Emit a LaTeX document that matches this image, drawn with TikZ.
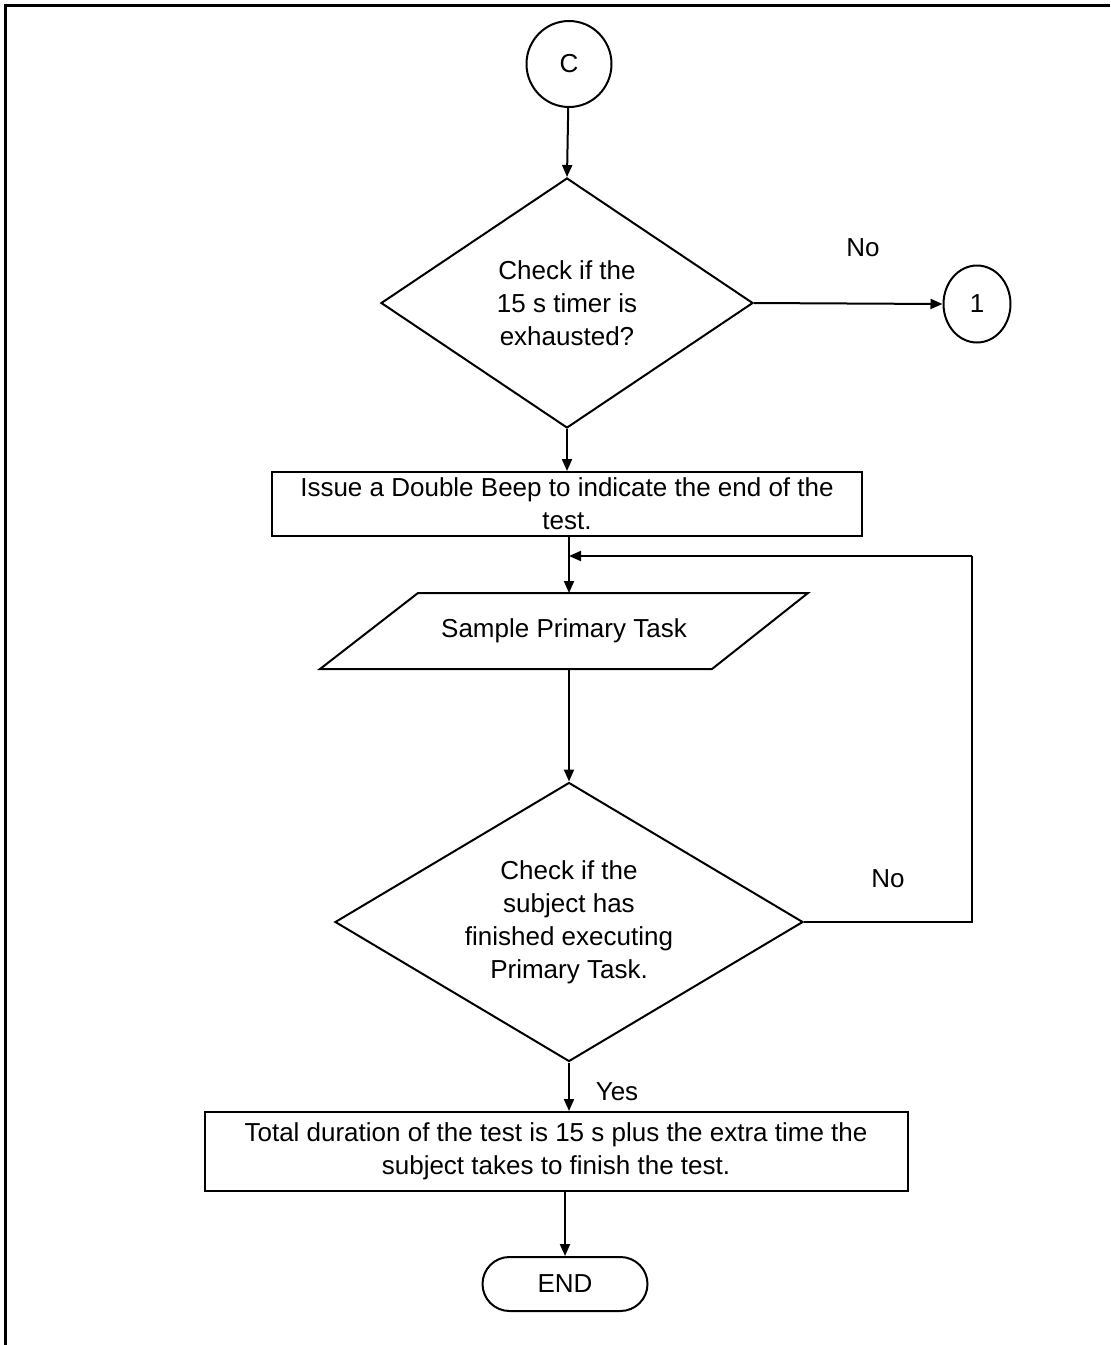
\documentclass[tikz,border=0pt]{standalone}
\usepackage{fontspec}
\setmainfont{Liberation Sans}
\usetikzlibrary{arrows.meta,shapes.geometric,shapes.misc}
\begin{document}
\begin{tikzpicture}[x=0.5pt,y=-0.5pt,
  every node/.style={font=\fontsize{13pt}{16.5pt}\selectfont, inner sep=0pt},
  box/.style={draw, line width=1pt, rectangle, align=center},
  decision/.style={draw, line width=1pt, diamond, align=center},
  connector/.style={draw, line width=1pt, ellipse},
  terminal/.style={draw, line width=1pt, rounded rectangle},
  flow/.style={line width=1pt, -{Triangle[length=6pt,width=5pt]}},
  link/.style={line width=1pt},
  frame/.style={line width=1.5pt}
]
\useasboundingbox (0,0) rectangle (1110,1345);
% page frame: top and left rules
\draw[frame] (5,1345) -- (5,5) -- (1110,5);

% nodes
\node[connector, minimum width=42.5pt, minimum height=43pt] (c) at (569,64) {C};
\node[decision, aspect=1.49, minimum width=186pt, minimum height=125pt] (d1) at (567,303)
  {Check if the\\15 s timer is\\exhausted?};
\node[connector, minimum width=33.5pt, minimum height=38.5pt] (one) at (977,304) {1};
\node[box, minimum width=295pt, minimum height=32pt] (r1) at (567,504)
  {Issue a Double Beep to indicate the end of the\\test.};

% input/output step: parallelogram around its label
\node (p) at (564,631) {Sample Primary Task};
\coordinate (pin) at (569,593);
\coordinate (pout) at (569,669);
\draw[line width=1pt] (320,669) -- (418,593) -- (808,593) -- (712,669) -- cycle;

\node[decision, aspect=1.68, minimum width=234pt, minimum height=139.5pt] (d2) at (569,922)
  {Check if the\\subject has\\finished executing\\Primary Task.};
\node[box, minimum width=351.5pt, minimum height=39.5pt] (r2) at (556,1151.5)
  {Total duration of the test is 15 s plus the extra time the\\subject takes to finish the test.};
\node[terminal, minimum width=82.5pt, minimum height=27pt] (e) at (565,1284) {END};

% branch labels
\node (no1) at (863,248) {No};
\node (no2) at (888,879) {No};
\node (yes) at (617,1092) {Yes};

% loop-back coordinates
\coordinate (lp) at (972,556);
\coordinate (mrg) at (569,556);

% connectors
\draw[flow] (c) -- (d1.north);
\draw[flow] (d1.east) -- (one.west);
\draw[flow] (d1.south) -- (d1.south |- r1.north);
\draw[flow] (r1.south -| pin) -- (pin);
\draw[flow] (pout) -- (d2.north);
\draw[link] (d2.east) -| (lp);
\draw[flow] (lp) -- (mrg);
\draw[flow] (d2.south) -- (d2.south |- r2.north);
\draw[flow] (r2.south -| e.north) -- (e.north);
\end{tikzpicture}
\end{document}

——————————

▶ To do
Repeat only the lines between the start of the data and the line with "(712,669) -- cycle;", including those two lines, and skip the pictures.

▶ Result of this exercise
Emit a LaTeX document that matches this image, drawn with TikZ.
\documentclass[tikz,border=0pt]{standalone}
\usepackage{fontspec}
\setmainfont{Liberation Sans}
\usetikzlibrary{arrows.meta,shapes.geometric,shapes.misc}
\begin{document}
\begin{tikzpicture}[x=0.5pt,y=-0.5pt,
  every node/.style={font=\fontsize{13pt}{16.5pt}\selectfont, inner sep=0pt},
  box/.style={draw, line width=1pt, rectangle, align=center},
  decision/.style={draw, line width=1pt, diamond, align=center},
  connector/.style={draw, line width=1pt, ellipse},
  terminal/.style={draw, line width=1pt, rounded rectangle},
  flow/.style={line width=1pt, -{Triangle[length=6pt,width=5pt]}},
  link/.style={line width=1pt},
  frame/.style={line width=1.5pt}
]
\useasboundingbox (0,0) rectangle (1110,1345);
% page frame: top and left rules
\draw[frame] (5,1345) -- (5,5) -- (1110,5);

% nodes
\node[connector, minimum width=42.5pt, minimum height=43pt] (c) at (569,64) {C};
\node[decision, aspect=1.49, minimum width=186pt, minimum height=125pt] (d1) at (567,303)
  {Check if the\\15 s timer is\\exhausted?};
\node[connector, minimum width=33.5pt, minimum height=38.5pt] (one) at (977,304) {1};
\node[box, minimum width=295pt, minimum height=32pt] (r1) at (567,504)
  {Issue a Double Beep to indicate the end of the\\test.};

% input/output step: parallelogram around its label
\node (p) at (564,631) {Sample Primary Task};
\coordinate (pin) at (569,593);
\coordinate (pout) at (569,669);
\draw[line width=1pt] (320,669) -- (418,593) -- (808,593) -- (712,669) -- cycle;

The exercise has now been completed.